Former State Minister for Information and Broadcasting Mohammad A Arafat has accused the Yunus administration of planning to revive the long-debunked “Shapla Chattar Massacre” narrative through a sham “independent commission”—exactly the tactic it used to distort the 2009 BDR mutiny probe.

Sabir Mustafa

In a widely shared X post on Sunday, Arafat cited a fresh interview by BBC Bangla’s legendary editor Sabir Mustafa, who was on duty in London the night of May 5–6, 2013, and in constant contact with reporters on the ground.

Sabir Mustafa’s direct testimony:

– BBC correspondent Qadir Kallol stayed at Shapla Chattar from midnight until 4am. 

– Kallol reported repeatedly: no live firing, no bodies, no bullet marks, no blood on the streets. 

– Multiple TV crews and journalists were present throughout the police operation—none recorded a single death during the midnight clearance. 

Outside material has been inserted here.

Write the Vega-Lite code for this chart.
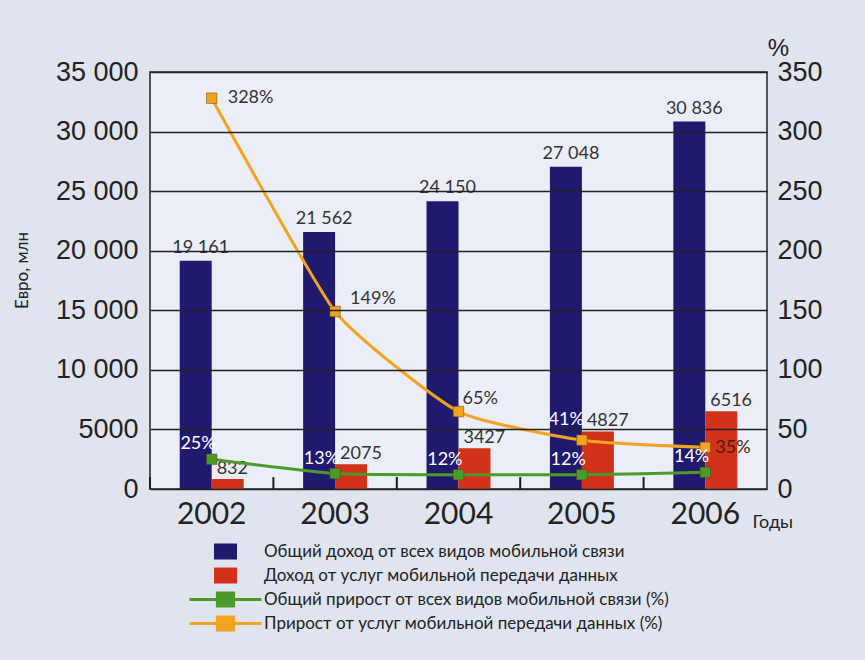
{
  "$schema": "https://vega.github.io/schema/vega-lite/v6.json",
  "width": 617,
  "height": 417,
  "autosize": {"type": "none"},
  "padding": {"left": 150, "top": 72, "right": 98, "bottom": 171},
  "background": "#dfe4ef",
  "datasets": {
    "bars": [
      {"year": "2002", "series": "Общий доход от всех видов мобильной связи", "value": 19161},
      {"year": "2002", "series": "Доход от услуг мобильной передачи данных", "value": 832},
      {"year": "2003", "series": "Общий доход от всех видов мобильной связи", "value": 21562},
      {"year": "2003", "series": "Доход от услуг мобильной передачи данных", "value": 2075},
      {"year": "2004", "series": "Общий доход от всех видов мобильной связи", "value": 24150},
      {"year": "2004", "series": "Доход от услуг мобильной передачи данных", "value": 3427},
      {"year": "2005", "series": "Общий доход от всех видов мобильной связи", "value": 27048},
      {"year": "2005", "series": "Доход от услуг мобильной передачи данных", "value": 4827},
      {"year": "2006", "series": "Общий доход от всех видов мобильной связи", "value": 30836},
      {"year": "2006", "series": "Доход от услуг мобильной передачи данных", "value": 6516}
    ],
    "lines": [
      {"year": "2002", "series": "Общий прирост от всех видов мобильной связи (%)", "pct": 25},
      {"year": "2003", "series": "Общий прирост от всех видов мобильной связи (%)", "pct": 13},
      {"year": "2004", "series": "Общий прирост от всех видов мобильной связи (%)", "pct": 12},
      {"year": "2005", "series": "Общий прирост от всех видов мобильной связи (%)", "pct": 12},
      {"year": "2006", "series": "Общий прирост от всех видов мобильной связи (%)", "pct": 14},
      {"year": "2002", "series": "Прирост от услуг мобильной передачи данных (%)", "pct": 328},
      {"year": "2003", "series": "Прирост от услуг мобильной передачи данных (%)", "pct": 149},
      {"year": "2004", "series": "Прирост от услуг мобильной передачи данных (%)", "pct": 65},
      {"year": "2005", "series": "Прирост от услуг мобильной передачи данных (%)", "pct": 41},
      {"year": "2006", "series": "Прирост от услуг мобильной передачи данных (%)", "pct": 35}
    ]
  },
  "encoding": {
    "x": {
      "field": "year",
      "type": "ordinal",
      "scale": {"paddingInner": 0, "paddingOuter": 0},
      "axis": {
        "zindex": 1,
        "title": "Годы",
        "titleX": 602,
        "titleY": 38,
        "titleAlign": "left",
        "titleBaseline": "alphabetic",
        "titleFont": "Lato",
        "titleFontSize": 18,
        "titleFontWeight": "normal",
        "titleColor": "#222",
        "labelFont": "Lato",
        "labelFontSize": 30,
        "labelColor": "#222",
        "labelAngle": 0,
        "labelBaseline": "alphabetic",
        "labelPadding": 34,
        "ticks": false,
        "domain": false,
        "grid": false
      }
    }
  },
  "layer": [
    {
      "data": {"name": "bars"},
      "encoding": {
        "y": {
          "field": "value",
          "type": "quantitative",
          "scale": {"domain": [0, 35000]},
          "axis": {
            "orient": "left",
            "zindex": 1,
            "title": "Евро, млн",
            "titleX": -128,
            "titleY": 198,
            "titleAngle": -90,
            "titleAlign": "center",
            "titleBaseline": "middle",
            "titleFont": "Lato",
            "titleFontSize": 17,
            "titleFontWeight": "normal",
            "titleColor": "#222",
            "values": [0, 5000, 10000, 15000, 20000, 25000, 30000, 35000],
            "labelExpr": "datum.value >= 10000 ? replace(format(datum.value, ','), ',', ' ') : format(datum.value, 'd')",
            "labelFont": "Liberation Sans",
            "labelFontSize": 27,
            "labelColor": "#222",
            "labelPadding": 12,
            "ticks": false,
            "domain": false,
            "grid": true,
            "gridColor": "#222",
            "gridWidth": 1.5,
            "gridOpacity": 1
          }
        }
      },
      "layer": [
        {
          "mark": {"type": "bar"},
          "encoding": {
            "xOffset": {
              "field": "series",
              "type": "nominal",
              "scale": {
                "domain": ["Общий доход от всех видов мобильной связи", "Доход от услуг мобильной передачи данных"],
                "paddingInner": 0,
                "paddingOuter": 0.93
              }
            },
            "color": {
              "field": "series",
              "type": "nominal",
              "title": null,
              "scale": {
                "domain": ["Общий доход от всех видов мобильной связи", "Доход от услуг мобильной передачи данных", "Общий прирост от всех видов мобильной связи (%)", "Прирост от услуг мобильной передачи данных (%)"],
                "range": ["#1f1a6e", "#d2321a", "#4c9a2a", "#f2a31f"]
              },
              "legend": {"orient": "none", "legendX": 67, "legendY": 471, "title": null}
            }
          }
        },
        {
          "transform": [
            {"filter": {"field": "series", "equal": "Общий доход от всех видов мобильной связи"}}
          ],
          "mark": {"type": "rule", "strokeWidth": 2, "color": "#1a1a1a", "opacity": 1},
          "encoding": {
            "x": {"field": "year", "type": "ordinal", "bandPosition": 0},
            "y": {"datum": 0},
            "y2": {"datum": 1000}
          }
        },
        {
          "transform": [
            {"filter": {"field": "series", "equal": "Общий доход от всех видов мобильной связи"}},
            {"calculate": "datum.value >= 10000 ? replace(format(datum.value, ','), ',', ' ') : format(datum.value, 'd')", "as": "lbl"}
          ],
          "mark": {"type": "text", "font": "Lato", "fontSize": 18, "color": "#333", "baseline": "alphabetic", "dy": -8, "dx": 5},
          "encoding": {
            "xOffset": {
              "field": "series",
              "type": "nominal",
              "scale": {
                "domain": ["Общий доход от всех видов мобильной связи", "Доход от услуг мобильной передачи данных"],
                "paddingInner": 0,
                "paddingOuter": 0.93
              }
            },
            "text": {"field": "lbl", "type": "nominal"}
          }
        },
        {
          "transform": [
            {"filter": {"field": "series", "equal": "Доход от услуг мобильной передачи данных"}},
            {"calculate": "format(datum.value, 'd')", "as": "lbl"}
          ],
          "mark": {"type": "text", "font": "Lato", "fontSize": 18, "color": "#333", "baseline": "alphabetic", "align": "left", "dy": -5, "dx": -11},
          "encoding": {
            "xOffset": {
              "field": "series",
              "type": "nominal",
              "scale": {
                "domain": ["Общий доход от всех видов мобильной связи", "Доход от услуг мобильной передачи данных"],
                "paddingInner": 0,
                "paddingOuter": 0.93
              }
            },
            "text": {"field": "lbl", "type": "nominal"}
          }
        }
      ]
    },
    {
      "data": {"name": "lines"},
      "transform": [{"calculate": "datum.pct + '%'", "as": "plbl"}],
      "encoding": {
        "y": {
          "field": "pct",
          "type": "quantitative",
          "scale": {"domain": [0, 350]},
          "axis": {
            "orient": "right",
            "title": "%",
            "titleAngle": 0,
            "titleX": 11,
            "titleY": -17,
            "titleAlign": "center",
            "titleBaseline": "alphabetic",
            "titleFont": "Liberation Sans",
            "titleFontSize": 24,
            "titleFontWeight": "normal",
            "titleColor": "#222",
            "values": [0, 50, 100, 150, 200, 250, 300, 350],
            "labelFont": "Liberation Sans",
            "labelFontSize": 27,
            "labelColor": "#222",
            "labelPadding": 10,
            "ticks": false,
            "domain": false,
            "grid": false
          }
        }
      },
      "layer": [
        {
          "mark": {"type": "line", "interpolate": "cardinal", "tension": 0.5, "strokeWidth": 3},
          "encoding": {
            "color": {
              "field": "series",
              "type": "nominal",
              "title": null,
              "scale": {
                "domain": ["Общий доход от всех видов мобильной связи", "Доход от услуг мобильной передачи данных", "Общий прирост от всех видов мобильной связи (%)", "Прирост от услуг мобильной передачи данных (%)"],
                "range": ["#1f1a6e", "#d2321a", "#4c9a2a", "#f2a31f"]
              },
              "legend": {"orient": "none", "legendX": 67, "legendY": 471, "title": null}
            }
          }
        },
        {
          "mark": {"type": "point", "shape": "square", "filled": true, "size": 110, "opacity": 1, "stroke": "#5a3a10", "strokeWidth": 0.8, "strokeOpacity": 0.6},
          "encoding": {
            "color": {
              "field": "series",
              "type": "nominal",
              "title": null,
              "scale": {
                "domain": ["Общий доход от всех видов мобильной связи", "Доход от услуг мобильной передачи данных", "Общий прирост от всех видов мобильной связи (%)", "Прирост от услуг мобильной передачи данных (%)"],
                "range": ["#1f1a6e", "#d2321a", "#4c9a2a", "#f2a31f"]
              },
              "legend": {"orient": "none", "legendX": 67, "legendY": 471, "title": null}
            }
          }
        },
        {
          "mark": {"type": "point", "filled": true, "opacity": 0, "size": 256},
          "encoding": {
            "color": {
              "field": "series",
              "type": "nominal",
              "title": null,
              "scale": {
                "domain": ["Общий доход от всех видов мобильной связи", "Доход от услуг мобильной передачи данных", "Общий прирост от всех видов мобильной связи (%)", "Прирост от услуг мобильной передачи данных (%)"],
                "range": ["#1f1a6e", "#d2321a", "#4c9a2a", "#f2a31f"]
              },
              "legend": {"orient": "none", "legendX": 67, "legendY": 471, "title": null}
            },
            "shape": {
              "field": "series",
              "type": "nominal",
              "title": null,
              "scale": {
                "domain": ["Общий доход от всех видов мобильной связи", "Доход от услуг мобильной передачи данных", "Общий прирост от всех видов мобильной связи (%)", "Прирост от услуг мобильной передачи данных (%)"],
                "range": ["M-1.44,-1H1.44V1H-1.44Z", "M-1.44,-1H1.44V1H-1.44Z", "M-4.5,-0.19H-1.2V-1H1.2V-0.19H4.5V0.19H1.2V1H-1.2V0.19H-4.5Z", "M-4.5,-0.19H-1.2V-1H1.2V-0.19H4.5V0.19H1.2V1H-1.2V0.19H-4.5Z"]
              },
              "legend": {"orient": "none", "legendX": 67, "legendY": 471, "title": null}
            }
          }
        },
        {
          "transform": [{"filter": {"field": "series", "equal": "Общий прирост от всех видов мобильной связи (%)"}}],
          "mark": {"type": "text", "font": "Lato", "fontSize": 18, "color": "#ffffff", "align": "right", "baseline": "middle", "dx": 4, "dy": -15},
          "encoding": {"text": {"field": "plbl", "type": "nominal"}}
        },
        {
          "transform": [{"filter": {"field": "series", "equal": "Прирост от услуг мобильной передачи данных (%)"}}, {"filter": {"field": "year", "equal": "2002"}}],
          "mark": {"type": "text", "font": "Lato", "fontSize": 18, "color": "#333", "align": "left", "baseline": "middle", "dx": 16, "dy": 0},
          "encoding": {"text": {"field": "plbl", "type": "nominal"}}
        },
        {
          "transform": [{"filter": {"field": "series", "equal": "Прирост от услуг мобильной передачи данных (%)"}}, {"filter": {"field": "year", "equal": "2003"}}],
          "mark": {"type": "text", "font": "Lato", "fontSize": 18, "color": "#333", "align": "left", "baseline": "middle", "dx": 15, "dy": -12},
          "encoding": {"text": {"field": "plbl", "type": "nominal"}}
        },
        {
          "transform": [{"filter": {"field": "series", "equal": "Прирост от услуг мобильной передачи данных (%)"}}, {"filter": {"field": "year", "equal": "2004"}}],
          "mark": {"type": "text", "font": "Lato", "fontSize": 18, "color": "#333", "align": "left", "baseline": "middle", "dx": 4, "dy": -13},
          "encoding": {"text": {"field": "plbl", "type": "nominal"}}
        },
        {
          "transform": [{"filter": {"field": "series", "equal": "Прирост от услуг мобильной передачи данных (%)"}}, {"filter": {"field": "year", "equal": "2005"}}],
          "mark": {"type": "text", "font": "Lato", "fontSize": 18, "color": "#ffffff", "align": "right", "baseline": "middle", "dx": 2, "dy": -20},
          "encoding": {"text": {"field": "plbl", "type": "nominal"}}
        },
        {
          "transform": [{"filter": {"field": "series", "equal": "Прирост от услуг мобильной передачи данных (%)"}}, {"filter": {"field": "year", "equal": "2006"}}],
          "mark": {"type": "text", "font": "Lato", "fontSize": 18, "color": "#4a1a10", "align": "left", "baseline": "middle", "dx": 10, "dy": 1},
          "encoding": {"text": {"field": "plbl", "type": "nominal"}}
        }
      ]
    }
  ],
  "resolve": {"scale": {"y": "independent"}},
  "config": {
    "view": {"fill": "#ebeef6", "stroke": "#222", "strokeWidth": 1.5},
    "legend": {
      "padding": 0,
      "symbolSize": 256,
      "symbolStrokeWidth": 0,
      "symbolOpacity": 1,
      "labelFont": "Lato",
      "labelFontSize": 17,
      "labelColor": "#222",
      "labelOffset": 30,
      "labelLimit": 0,
      "rowPadding": 6
    }
  }
}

– When challenged, neither Human Rights Watch nor Odhikar could name even one person killed in the actual night operation. 

Odhikar under spotlight for propagating massacre at Shapla Chattar in 2013

– “We are the BBC. We only report what we can verify. Whoever says we hid the truth – I don’t care. We know what happened that night,” Mustafa stated.

Arafat slammed the Yunus regime for rewarding the very fabricators of the myth: 

– Odhikar secretary Adilur Rahman Khan, convicted in 2023 for publishing a fake list of 61 “martyrs”, is now Yunus’ Adviser for Housing and Public Works. 

– Odhikar’s president C.R. Abrar has also been made an adviser.

“Had Yunus formed any commission on Shapla Chattar, it would only have been to legalise the same lie that Adilur was jailed for,” Arafat wrote.

The 2013 police action came after Hefazat-e-Islam paralysed Dhaka, torched vehicles, attacked police with petrol bombs and sharp weapons, and demanded blasphemy laws. Official records show 11–13 deaths during the entire day’s violence—most from Hefazat’s own clashes—and zero confirmed deaths from the midnight dispersal using only tear gas, rubber bullets and sound grenades.

Yet for twelve years, BNP–Jamaat, Hefazat and a section of foreign-funded NGOs have peddled claims of “thousands killed and bodies removed by trucks.”

Security expert Aminul Hoque Polash joined the attack yesterday, openly challenging Adilur: “Show the original 61-name list. Bring even one family on camera. You have the entire state machinery now—do it.”

Former Qawmi madrasa student Mufti Imran bin Bashir also confirmed that Islami Chhatra Shibir trained Hefazat activists to attack police, and that panic over sound grenades was deliberately spun into “genocide” rumours.

With the Yunus government already disbursing compensation to alleged “Shapla victims” and allowing fresh murder cases against Sheikh Hasina and 33 others, critics warn the regime is systematically rewriting history to appease Islamist radicals and erase the secular legacy of 1971.